• Challenge
Print exactly the lines from the first one down to the line that contains "(0,0) rectangle (945,448);", both included, and skip the pictures.

[Supplied material start]

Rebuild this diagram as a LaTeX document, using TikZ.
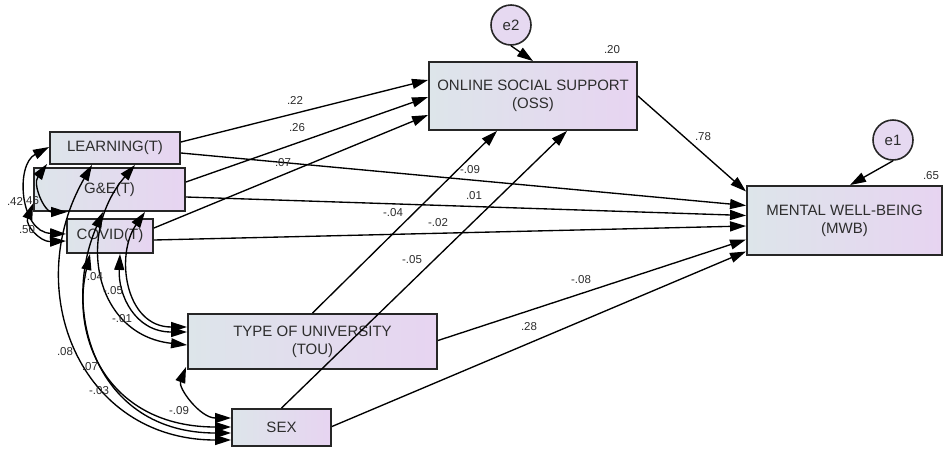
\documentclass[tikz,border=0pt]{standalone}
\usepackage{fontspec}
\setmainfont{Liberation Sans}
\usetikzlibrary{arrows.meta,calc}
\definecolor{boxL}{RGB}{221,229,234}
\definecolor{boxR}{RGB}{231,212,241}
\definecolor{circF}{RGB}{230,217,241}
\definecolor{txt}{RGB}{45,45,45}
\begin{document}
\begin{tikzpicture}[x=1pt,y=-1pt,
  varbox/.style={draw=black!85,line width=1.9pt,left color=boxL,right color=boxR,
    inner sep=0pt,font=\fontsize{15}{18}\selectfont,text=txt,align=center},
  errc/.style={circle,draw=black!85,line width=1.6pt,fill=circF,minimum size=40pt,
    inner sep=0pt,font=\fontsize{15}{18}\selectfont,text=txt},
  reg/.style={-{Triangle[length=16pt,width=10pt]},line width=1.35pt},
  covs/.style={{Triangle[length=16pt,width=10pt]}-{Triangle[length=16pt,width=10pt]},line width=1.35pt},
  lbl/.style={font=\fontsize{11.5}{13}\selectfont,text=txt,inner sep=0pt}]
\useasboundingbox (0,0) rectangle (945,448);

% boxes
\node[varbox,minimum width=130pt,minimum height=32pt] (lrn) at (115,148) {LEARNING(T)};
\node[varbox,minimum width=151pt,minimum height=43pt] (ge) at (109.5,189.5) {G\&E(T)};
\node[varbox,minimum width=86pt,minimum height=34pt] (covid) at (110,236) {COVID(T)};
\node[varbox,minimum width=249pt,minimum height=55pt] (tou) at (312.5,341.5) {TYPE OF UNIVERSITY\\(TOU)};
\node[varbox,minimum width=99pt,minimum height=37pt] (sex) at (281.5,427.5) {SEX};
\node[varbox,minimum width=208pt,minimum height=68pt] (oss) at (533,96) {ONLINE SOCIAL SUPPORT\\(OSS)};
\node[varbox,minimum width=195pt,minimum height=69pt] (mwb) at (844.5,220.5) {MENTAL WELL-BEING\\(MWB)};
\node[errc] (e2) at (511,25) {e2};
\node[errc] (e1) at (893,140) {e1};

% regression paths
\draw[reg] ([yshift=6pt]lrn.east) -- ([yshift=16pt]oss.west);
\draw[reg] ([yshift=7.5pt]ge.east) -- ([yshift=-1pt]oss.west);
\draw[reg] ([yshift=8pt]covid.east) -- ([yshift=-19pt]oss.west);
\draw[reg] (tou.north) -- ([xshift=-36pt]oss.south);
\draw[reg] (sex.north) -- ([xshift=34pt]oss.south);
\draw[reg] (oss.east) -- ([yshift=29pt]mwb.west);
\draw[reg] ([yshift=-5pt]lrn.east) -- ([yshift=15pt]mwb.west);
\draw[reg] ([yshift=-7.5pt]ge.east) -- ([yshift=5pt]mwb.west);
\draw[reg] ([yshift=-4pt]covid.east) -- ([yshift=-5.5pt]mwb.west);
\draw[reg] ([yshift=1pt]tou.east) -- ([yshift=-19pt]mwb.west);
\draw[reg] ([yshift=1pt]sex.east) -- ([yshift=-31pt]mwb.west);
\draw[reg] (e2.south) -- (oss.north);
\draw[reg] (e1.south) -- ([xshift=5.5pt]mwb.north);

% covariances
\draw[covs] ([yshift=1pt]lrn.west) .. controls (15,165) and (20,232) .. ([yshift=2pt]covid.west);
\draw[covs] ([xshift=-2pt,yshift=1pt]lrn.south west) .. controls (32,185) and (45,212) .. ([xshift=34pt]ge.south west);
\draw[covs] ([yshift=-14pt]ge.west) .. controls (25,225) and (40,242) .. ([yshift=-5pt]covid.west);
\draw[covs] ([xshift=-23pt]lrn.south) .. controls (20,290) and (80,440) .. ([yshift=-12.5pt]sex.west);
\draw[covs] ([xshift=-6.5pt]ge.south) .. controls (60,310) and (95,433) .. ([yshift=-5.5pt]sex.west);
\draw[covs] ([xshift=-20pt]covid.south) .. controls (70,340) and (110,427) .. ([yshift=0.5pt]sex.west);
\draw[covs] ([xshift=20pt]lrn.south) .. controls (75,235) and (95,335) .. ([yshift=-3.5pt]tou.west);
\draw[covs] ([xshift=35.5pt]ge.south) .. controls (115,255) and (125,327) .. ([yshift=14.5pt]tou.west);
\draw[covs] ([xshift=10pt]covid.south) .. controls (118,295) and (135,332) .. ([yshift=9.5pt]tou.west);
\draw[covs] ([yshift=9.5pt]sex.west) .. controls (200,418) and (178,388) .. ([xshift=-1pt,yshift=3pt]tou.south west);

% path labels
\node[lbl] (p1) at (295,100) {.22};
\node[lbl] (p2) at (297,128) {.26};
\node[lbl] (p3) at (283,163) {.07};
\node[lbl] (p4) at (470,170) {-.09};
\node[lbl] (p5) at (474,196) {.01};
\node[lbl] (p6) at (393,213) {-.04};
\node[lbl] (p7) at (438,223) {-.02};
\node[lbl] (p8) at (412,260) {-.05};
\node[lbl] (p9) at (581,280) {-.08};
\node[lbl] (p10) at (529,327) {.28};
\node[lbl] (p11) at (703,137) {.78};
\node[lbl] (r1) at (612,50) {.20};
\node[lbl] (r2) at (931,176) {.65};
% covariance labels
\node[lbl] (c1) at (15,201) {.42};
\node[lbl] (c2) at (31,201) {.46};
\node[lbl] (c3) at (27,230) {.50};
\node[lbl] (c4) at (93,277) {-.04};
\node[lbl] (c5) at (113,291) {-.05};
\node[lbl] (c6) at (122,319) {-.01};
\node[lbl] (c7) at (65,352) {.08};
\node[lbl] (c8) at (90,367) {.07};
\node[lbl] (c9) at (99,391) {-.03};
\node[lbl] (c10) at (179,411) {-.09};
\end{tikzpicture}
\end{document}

[Supplied material end]

• Task result
Rebuild this diagram as a LaTeX document, using TikZ.
\documentclass[tikz,border=0pt]{standalone}
\usepackage{fontspec}
\setmainfont{Liberation Sans}
\usetikzlibrary{arrows.meta,calc}
\definecolor{boxL}{RGB}{221,229,234}
\definecolor{boxR}{RGB}{231,212,241}
\definecolor{circF}{RGB}{230,217,241}
\definecolor{txt}{RGB}{45,45,45}
\begin{document}
\begin{tikzpicture}[x=1pt,y=-1pt,
  varbox/.style={draw=black!85,line width=1.9pt,left color=boxL,right color=boxR,
    inner sep=0pt,font=\fontsize{15}{18}\selectfont,text=txt,align=center},
  errc/.style={circle,draw=black!85,line width=1.6pt,fill=circF,minimum size=40pt,
    inner sep=0pt,font=\fontsize{15}{18}\selectfont,text=txt},
  reg/.style={-{Triangle[length=16pt,width=10pt]},line width=1.35pt},
  covs/.style={{Triangle[length=16pt,width=10pt]}-{Triangle[length=16pt,width=10pt]},line width=1.35pt},
  lbl/.style={font=\fontsize{11.5}{13}\selectfont,text=txt,inner sep=0pt}]
\useasboundingbox (0,0) rectangle (945,448);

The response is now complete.